In the unfortunate event that you pass away without a will, the distribution of your property may become subject to the laws of intestacy. This means that a local probate court may have to step in and decide how to distribute your assets. Without written documentation reflecting your wishes, the probate process can only follow state intestacy laws. Let’s look at how the laws of intestacy impact your loved ones.

What Happens Without a Will

If You’re Married

If you’re married and die without a will, your spouse is entitled to a share of your estate. This can be seen as advantageous for many couples as it ensures that the surviving spouse is provided for in the event of one partner’s death. If you’re married, but have children with someone other than your current spouse, then your estate will be split between your current spouse and your children.

If You’re Single

If you’re single and without kids, it’s essential to have a will to ensure your estate is distributed according to your wishes. The court’s distribution may align differently from what you want. For example, if you have a significant other not named as a beneficiary, the courts likely will not acknowledge them. Additionally, any assets you own, such as a car or a condo, may be used to pay off any outstanding debt you have.

If You Have Children

Having a will is an important step for parents to take to ensure their children are provided for after they pass away. Without a will, the distribution of assets can become complicated, especially if blended families, grandchildren, adopted children, or foster children are involved. Each state has its own intestacy laws determining how assets are distributed if someone dies without a will. Generally, when parents die without a will and have children, the children will receive an intestate share of the assets. However, the percentage of this share can vary depending on the state.

For parents with blended families or additional family members like grandchildren, adopted children, or foster children, determining the order of succession becomes even more complex. Each state has different rules about who inherits from an estate when additional family members are involved. Parents in these situations need to consult with an attorney specializing in estate planning to ensure their wishes are carried out and their children are protected.

How Dying Without a Will Affects Your Loved Ones

One of the most critical implications of dying without a will is the burden it places on your loved ones financially. Without clear instructions on distributing your assets, the court must decide who gets what. This often requires hiring lawyers and other legal professionals, which can be quite expensive. This can deplete the estate’s value and takes precious time away from those left behind, trying to navigate their loss and move forward with their lives.

On the emotional side, dying without a will or estate planning documents can create tension and disagreements among family members. When important decisions regarding guardianship for minor children or caretakers for pets are left up to the court system or siblings’ discussions, it can cause unnecessary stress during a time of grieving. Check out our Estate Planning Checklist and avoid unnecessary stress.

What Happens to Your Things When You Die Without a Will?

When you die without a will, the distribution of your personal property becomes significantly more complicated. As we have explained, the probate court will ultimately decide who receives your assets based on the intestate succession laws of your state.
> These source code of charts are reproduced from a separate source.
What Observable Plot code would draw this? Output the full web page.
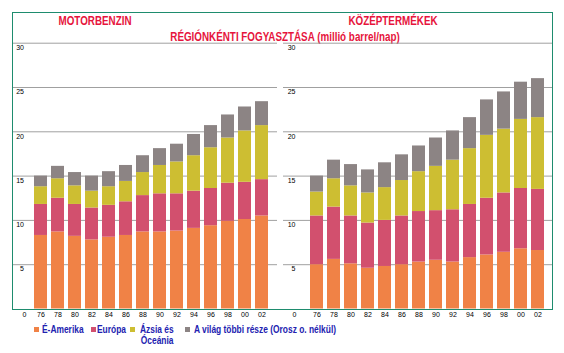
<!DOCTYPE html>
<html><head><meta charset="utf-8">
<script src="https://cdn.jsdelivr.net/npm/d3@7"></script>
<script src="https://cdn.jsdelivr.net/npm/@observablehq/plot@0.6"></script>
<style>
body{margin:0;background:#fff;}
#c{position:relative;width:564px;height:353px;overflow:hidden;font-family:"Liberation Sans",Arial,sans-serif;}
.t{position:absolute;font-weight:bold;color:#e6143c;font-size:12px;white-space:nowrap;transform:translateX(-50%) scaleX(0.82);line-height:1;}
.frame{position:absolute;left:12px;top:12px;width:539px;height:296px;border:1px solid #1e8c6e;pointer-events:none;}
.p{position:absolute;top:40px;}
.lg{position:absolute;font-weight:bold;color:#2222b0;font-size:10.5px;line-height:11px;white-space:nowrap;transform:scaleX(0.8);transform-origin:left top;}
.sq{position:absolute;width:5px;height:5px;}
</style>
</head><body>
<div id="c">
  <div class="t" style="left:95px;top:15px;">MOTORBENZIN</div>
  <div class="t" style="left:393px;top:15px;">KÖZÉPTERMÉKEK</div>
  <div class="t" style="left:285px;top:31px;">RÉGIÓNKÉNTI FOGYASZTÁSA (millió barrel/nap)</div>
  <div id="p1" class="p" style="left:12px;"></div>
  <div id="p2" class="p" style="left:282px;"></div>
  <div class="frame"></div>
  <div id="legend"></div>
</div>
<script>
const years = ["76","78","80","82","84","86","88","90","92","94","96","98","00","02"];
const regions = ["É-Amerika","Európa","Ázsia és Óceánia","A világ többi része (Orosz o. nélkül)"];
const colors = ["#f08246","#d2506e","#cdbe32","#8c8484"];
const yTicks = [5,10,15,20,25,30];

// MOTORBENZIN (million barrels/day)
const motorNA   = [8.3,8.7,8.2,7.8,8.1,8.3,8.7,8.7,8.8,9.1,9.4,9.9,10.1,10.5];
const motorEU   = [3.5,3.8,3.6,3.6,3.6,3.8,4.1,4.3,4.2,4.2,4.2,4.3,4.2,4.1];
const motorAsia = [2.0,2.2,2.1,1.9,2.1,2.3,2.6,3.2,3.6,4.0,4.6,5.1,5.8,6.1];
const motorRest = [1.2,1.4,1.5,1.7,1.7,1.8,1.9,1.9,2.0,2.4,2.5,2.6,2.7,2.7];

// KÖZÉPTERMÉKEK (middle distillates)
const midNA   = [5.0,5.6,5.1,4.6,4.8,5.0,5.3,5.5,5.3,5.8,6.1,6.4,6.8,6.6];
const midEU   = [5.5,5.9,5.4,5.1,5.2,5.5,5.7,5.6,5.9,6.0,6.4,6.7,6.8,6.9];
const midAsia = [2.7,3.2,3.4,3.4,3.7,4.0,4.5,5.0,5.6,6.3,7.1,7.2,7.8,8.1];
const midRest = [1.8,2.1,2.4,2.6,2.8,2.9,2.9,3.2,3.3,3.5,4.0,4.2,4.2,4.4];

function rows(seriesList){
  const out = [];
  seriesList.forEach((vals, si) => vals.forEach((v, i) => out.push({year: years[i], region: regions[si], value: v})));
  return out;
}

function panel(data, o){
  return Plot.plot({
    width: 270, height: 280,
    marginTop: 2.7, marginBottom: 11.5, marginLeft: o.ml, marginRight: o.mr,
    style: {background: "transparent", fontFamily: "'Liberation Sans', Arial, sans-serif", fontSize: "7px", color: "#000"},
    x: {domain: years, range: o.xr, paddingInner: 0.24, paddingOuter: 0.12, axis: null, label: null},
    y: {domain: [0, 30], axis: null, label: null},
    color: {domain: regions, range: colors},
    marks: [
      Plot.ruleY(yTicks, {stroke: "#a0a0a0", strokeWidth: 1}),
      Plot.barY(data, {x: "year", y: "value", fill: "region", order: regions}),
      Plot.text(yTicks, {y: d => d, text: d => String(d), frameAnchor: "left", dx: o.lx - o.ml, textAnchor: "end", dy: 4.5, fill: "#000"}),
      Plot.axisX({domain: years, tickSize: 0, tickPadding: 3, fill: "#000", label: null}),
      Plot.text(["0"], {text: d => d, frameAnchor: "bottom-left", dx: 10 - o.ml, dy: 8, fill: "#000"})
    ]
  });
}

document.getElementById("p1").append(panel(rows([motorNA, motorEU, motorAsia, motorRest]), {ml: 0, mr: 5, xr: [18.94, 258.56], lx: 11.5}));
document.getElementById("p2").append(panel(rows([midNA, midEU, midAsia, midRest]), {ml: 1, mr: 0, xr: [24.93, 265.07], lx: 13}));

// legend
const lg = document.getElementById("legend");
const items = [
  {sq: 34, tx: 42, lines: ["É-Amerika"]},
  {sq: 91, tx: 97, lines: ["Európa"]},
  {sq: 130, tx: 140, lines: ["Ázsia és", "Óceánia"]},
  {sq: 185, tx: 194, lines: ["A világ többi része (Orosz o. nélkül)"]}
];
items.forEach((it, i) => {
  const s = document.createElement("div");
  s.className = "sq"; s.style.left = it.sq + "px"; s.style.top = "327px"; s.style.background = colors[i];
  lg.append(s);
  const t = document.createElement("div");
  t.className = "lg"; t.style.left = it.tx + "px"; t.style.top = "324px";
  t.innerHTML = it.lines.map((l, j) => j ? `<span style="padding-left:1px">${l}</span>` : l).join("<br>");
  lg.append(t);
});
</script>
</body></html>
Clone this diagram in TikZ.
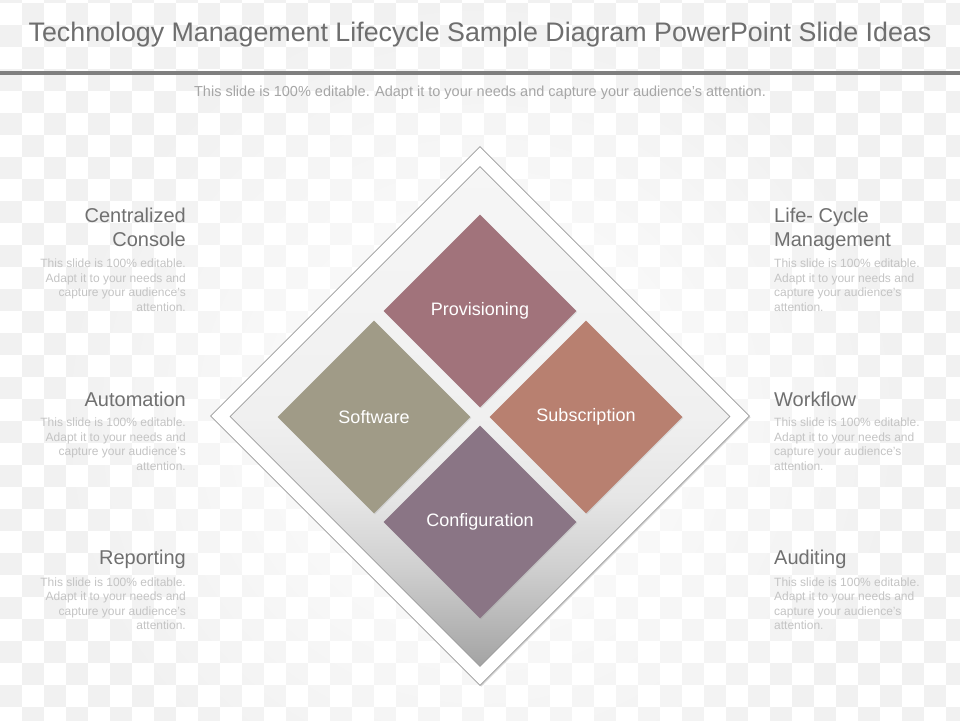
\documentclass[tikz,border=0pt]{standalone}
\usepackage{fontspec}
\setmainfont{Liberation Sans}
\usetikzlibrary{shapes.geometric,shadows,fadings}
\definecolor{titlegray}{HTML}{6E6E6E}
\definecolor{rulegray}{HTML}{7F7F7F}
\definecolor{subgray}{HTML}{A6A6A6}
\definecolor{headgray}{HTML}{707070}
\definecolor{bodygray}{HTML}{C4C4C4}
\definecolor{checkgray}{HTML}{F1F1F1}
\definecolor{framegray}{HTML}{9A9A9A}
\definecolor{provcol}{HTML}{A1737B}
\definecolor{softcol}{HTML}{A09B87}
\definecolor{subscol}{HTML}{B88070}
\definecolor{confcol}{HTML}{8A7585}
\definecolor{sh1}{HTML}{A3A3A3}
\definecolor{sh2}{HTML}{D0D0D0}
\definecolor{sh3}{HTML}{E6E6E6}
\definecolor{sh4}{HTML}{F0F0F0}
\definecolor{sh5}{HTML}{F6F6F6}
\pgfdeclareverticalshading{innershade}{100bp}{color(0bp)=(sh1); color(25bp)=(sh1); color(35bp)=(sh2); color(42bp)=(sh3); color(50bp)=(sh4); color(75bp)=(sh5); color(100bp)=(sh5)}
\tikzfading[name=centerfade, inner color=transparent!0, outer color=transparent!100]
\begin{document}
\begin{tikzpicture}[x=1pt,y=-1pt,
  heading/.style={font=\fontsize{20}{24}\selectfont, text=headgray, inner sep=0pt},
  body/.style={font=\fontsize{12}{14.4}\selectfont, text=bodygray, inner sep=0pt},
  tile/.style={diamond, aspect=1, minimum size=193pt, inner sep=0pt, draw=none,
    text=white, font=\fontsize{18}{22}\selectfont,
    drop shadow={opacity=0.18, shadow xshift=1pt, shadow yshift=-1pt}},
  frame/.style={diamond, aspect=1, inner sep=0pt, draw=framegray, line width=0.8pt}
]
\useasboundingbox (0,0) rectangle (960,720);
\fill[white] (0,0) rectangle (960,720);
% checkerboard background
\foreach \i in {0,...,21}{
  \foreach \j in {-1,...,16}{
    \fill[checkgray] (44*\i+22,3+44*\j) rectangle ++(22,22);
    \fill[checkgray] (44*\i,25+44*\j) rectangle ++(22,22);
  }
}
\fill[white, path fading=centerfade] (480,420) circle (440);

% title and rule
\node[font=\fontsize{26.8}{30}\selectfont, text=titlegray, anchor=base, inner sep=0pt] (title) at (480,41.5)
  {Technology Management Lifecycle Sample Diagram PowerPoint Slide Ideas};
\draw[line width=4pt, rulegray] (0,72.5) -- (960,72.5);
\node[font=\fontsize{14.5}{17}\selectfont, text=subgray, anchor=base, inner sep=0pt] (subtitle) at (480,96)
  {This slide is 100\% editable. Adapt it to your needs and capture your audience's attention.};

% frames
\node[frame, minimum size=539pt, fill=white,
  drop shadow={opacity=0.3, shadow xshift=1.2pt, shadow yshift=-1.2pt}] (outer) at (480,416) {};
\node[frame, minimum size=500pt, shading=innershade] (inner) at (480,416.5) {};

% tiles
\node[tile, fill=provcol] (prov) at (480,311) {Provisioning};
\node[tile, fill=softcol] (soft) at (374,417) {Software};
\node[tile, fill=subscol] (subs) at (586,417) {Subscription};
\node[tile, fill=confcol] (conf) at (480,522) {Configuration};

% left texts
\node[heading, align=right, anchor=north east] (h1) at (186,208) {Centralized\\Console};
\node[body, align=right, anchor=north east] (b1) at (186,259) {This slide is 100\% editable.\\Adapt it to your needs and\\capture your audience's\\attention.};
\node[heading, align=right, anchor=north east] (h2) at (186,392) {Automation};
\node[body, align=right, anchor=north east] (b2) at (186,418) {This slide is 100\% editable.\\Adapt it to your needs and\\capture your audience's\\attention.};
\node[heading, align=right, anchor=north east] (h3) at (186,550) {Reporting};
\node[body, align=right, anchor=north east] (b3) at (186,577.5) {This slide is 100\% editable.\\Adapt it to your needs and\\capture your audience's\\attention.};

% right texts
\node[heading, align=left, anchor=north west] (h4) at (774,208) {Life- Cycle\\Management};
\node[body, align=left, anchor=north west] (b4) at (774,259) {This slide is 100\% editable.\\Adapt it to your needs and\\capture your audience's\\attention.};
\node[heading, align=left, anchor=north west] (h5) at (774,392) {Workflow};
\node[body, align=left, anchor=north west] (b5) at (774,418) {This slide is 100\% editable.\\Adapt it to your needs and\\capture your audience's\\attention.};
\node[heading, align=left, anchor=north west] (h6) at (774,550) {Auditing};
\node[body, align=left, anchor=north west] (b6) at (774,577.5) {This slide is 100\% editable.\\Adapt it to your needs and\\capture your audience's\\attention.};
\end{tikzpicture}
\end{document}
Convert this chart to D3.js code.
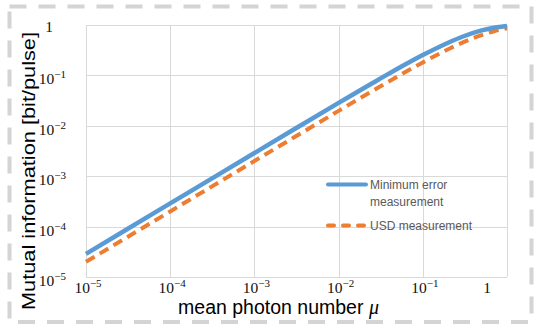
<!DOCTYPE html>
<html>
<head>
<meta charset="utf-8">
<script src="https://cdn.jsdelivr.net/npm/d3@7"></script>
<style>
  body { margin: 0; background: #fff; }
</style>
</head>
<body>
<svg id="chart" width="534" height="327"></svg>
<script>
// mean photon number (x) and mutual information
var mu = [1e-5, 3e-5, 1e-4, 3e-4, 1e-3, 3e-3, 0.01, 0.03, 0.05, 0.1, 0.2, 0.3, 0.5, 0.7, 1];
var minError = [2.885e-5, 8.66e-5, 2.885e-4, 8.65e-4, 2.88e-3, 8.62e-3, 0.0285, 0.0832, 0.135, 0.253, 0.445, 0.591, 0.781, 0.885, 0.958];
var usd = [2e-5, 6e-5, 2e-4, 6e-4, 2e-3, 5.98e-3, 0.0198, 0.0582, 0.0952, 0.181, 0.330, 0.451, 0.632, 0.753, 0.865];

var decades = [1e-5, 1e-4, 1e-3, 1e-2, 1e-1, 1];
var tickExp = ["\u22125", "\u22124", "\u22123", "\u22122", "\u22121", ""];

var seriesNames = ["Minimum error", "measurement", "USD measurement"];

var svg = d3.select("#chart"),
    margin = { left: 86, right: 27, top: 25, bottom: 50 },
    width = +svg.attr("width"),
    height = +svg.attr("height");

var x = d3.scaleLog().domain([1e-5, 1]).range([margin.left, width - margin.right]);
var y = d3.scaleLog().domain([1e-5, 1]).range([height - margin.bottom, margin.top]);

// dashed frame around the whole figure
svg.append("rect")
    .attr("x", 9.5).attr("y", 6.5)
    .attr("width", 522).attr("height", 315.5)
    .attr("fill", "none")
    .attr("stroke", "#d4d4d4")
    .attr("stroke-width", 4)
    .attr("stroke-dasharray", "17,12");

// grid
var grid = svg.append("g").attr("stroke", "#d9d9d9").attr("stroke-width", 1);
grid.selectAll(".gx").data(decades).enter().append("line")
    .attr("x1", function (d) { return Math.round(x(d)) + 0.5; })
    .attr("x2", function (d) { return Math.round(x(d)) + 0.5; })
    .attr("y1", y(1)).attr("y2", y(1e-5));
grid.selectAll(".gy").data(decades).enter().append("line")
    .attr("y1", function (d) { return Math.round(y(d)) + 0.5; })
    .attr("y2", function (d) { return Math.round(y(d)) + 0.5; })
    .attr("x1", x(1e-5)).attr("x2", x(1));

// tick labels
var tickFont = "'Liberation Serif', 'DejaVu Serif', serif";

var xl = svg.append("g").attr("font-family", tickFont).attr("fill", "#111");
xl.selectAll("text").data(decades).enter().append("text")
    .attr("x", function (d, i) { return d === 1 ? x(d) - 20 : x(d) + 2; })
    .attr("y", 293)
    .attr("text-anchor", "middle")
    .each(function (d, i) {
        var t = d3.select(this);
        if (d === 1) { t.append("tspan").attr("font-size", 15.5).text("1"); return; }
        t.append("tspan").attr("font-size", 15.5).text("10");
        t.append("tspan").attr("font-size", 11).attr("dy", -6).text(tickExp[i]);
    });

var yl = svg.append("g").attr("font-family", tickFont).attr("fill", "#111");
yl.selectAll("text").data(decades).enter().append("text")
    .attr("x", function (d) { return d === 1 ? 49 : 66; })
    .attr("y", function (d) { return d === 1 ? y(d) + 7 : y(d) + 9; })
    .attr("text-anchor", function (d) { return d === 1 ? "middle" : "end"; })
    .each(function (d, i) {
        var t = d3.select(this);
        if (d === 1) { t.append("tspan").attr("font-size", 15.5).text("1"); return; }
        t.append("tspan").attr("font-size", 15.5).text("10");
        t.append("tspan").attr("font-size", 11).attr("dy", -6).text(tickExp[i]);
    });

// axis titles
svg.append("text")
    .attr("transform", "translate(35,171) rotate(-90)")
    .attr("text-anchor", "middle")
    .attr("font-family", "'Liberation Sans', Arial, sans-serif")
    .attr("font-size", 19)
    .attr("textLength", 278)
    .attr("lengthAdjust", "spacingAndGlyphs")
    .attr("fill", "#000")
    .text("Mutual information [bit/pulse]");

var xt = svg.append("text")
    .attr("x", 278.5).attr("y", 314)
    .attr("text-anchor", "middle")
    .attr("font-family", "'Liberation Sans', Arial, sans-serif")
    .attr("font-size", 19.5)
    .attr("fill", "#000");
xt.append("tspan").text("mean photon number ");
xt.append("tspan").attr("font-family", tickFont).attr("font-style", "italic").attr("font-size", 20).text("\u03bc");

// curves
var line = d3.line()
    .x(function (d) { return x(d[0]); })
    .y(function (d) { return y(d[1]); })
    .curve(d3.curveMonotoneX);

svg.append("path")
    .datum(d3.zip(mu, usd))
    .attr("d", line)
    .attr("fill", "none")
    .attr("stroke", "#ed7d31")
    .attr("stroke-width", 4)
    .attr("stroke-dasharray", "10,6");

svg.append("path")
    .datum(d3.zip(mu, minError))
    .attr("d", line)
    .attr("fill", "none")
    .attr("stroke", "#5b9bd5")
    .attr("stroke-width", 4.5);

// legend
var lg = svg.append("g")
    .attr("font-family", "'Liberation Sans', Arial, sans-serif")
    .attr("font-size", 12)
    .attr("fill", "#595959");

lg.append("line").attr("x1", 328).attr("x2", 366).attr("y1", 184.5).attr("y2", 184.5)
    .attr("stroke", "#5b9bd5").attr("stroke-width", 4).attr("stroke-linecap", "round");
lg.append("line").attr("x1", 328).attr("x2", 366).attr("y1", 225.5).attr("y2", 225.5)
    .attr("stroke", "#ed7d31").attr("stroke-width", 4).attr("stroke-linecap", "round")
    .attr("stroke-dasharray", "6,9");

lg.append("text").attr("x", 370).attr("y", 188.5).text(seriesNames[0]);
lg.append("text").attr("x", 370).attr("y", 205.5).text(seriesNames[1]);
lg.append("text").attr("x", 370).attr("y", 229.5).text(seriesNames[2]);
</script>
</body>
</html>
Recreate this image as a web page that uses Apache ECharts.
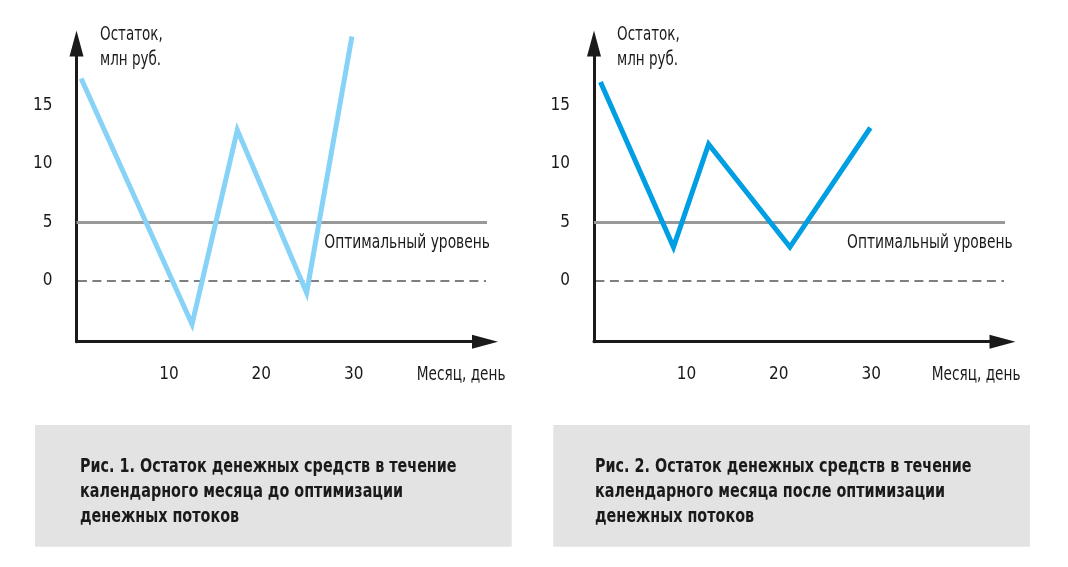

Instead of controlling who gets what, these laws outline a predetermined order of succession. Your surviving spouse will be prioritized along with any children that you do not share with your surviving spouse, followed by your children. If you have no children, your parents, siblings, and extended family members may be next in line to inherit. 

Contact an estate planning attorney at The Law Offices of Amy B. VanFossen to ensure your inheritance wishes are fulfilled. Our expert team of probate lawyers will walk you through the steps to prepare and file your will.

FAQs About Wills

What Is Probate?

Probate is the legal process that occurs after someone dies to oversee the distribution of their assets. It is important to note that whether or not you have a will, your estate may still go through probate court. If you do have a will, the process typically begins with the authentication of your will and the formal appointment of your personal representative or executor. This individual is responsible for carrying out your wishes as outlined in the will, such as gathering your assets, paying any valid creditors, and distributing your property and assets to beneficiaries.

What Does Intestate Mean?

Dying intestate refers to an individual passing away without leaving behind a will. A will is a legal document that outlines the deceased person’s wishes concerning the distribution of their property and assets after death. When someone dies intestate, they have not specified how their estate should be divided among their beneficiaries. Read more about Florida intestate laws here.

How Do You Write a Will?

Writing a will can be done differently depending on the complexity of your estate and your specific wishes. Hiring a lawyer is a wise option if you have a complicated financial situation or specific wishes that must be addressed. The lawyer will guide you through the process by asking relevant questions and using their expertise to draft a last will and testament form for you to sign, ensuring that all legal requirements are met and your desires are accurately represented in your will.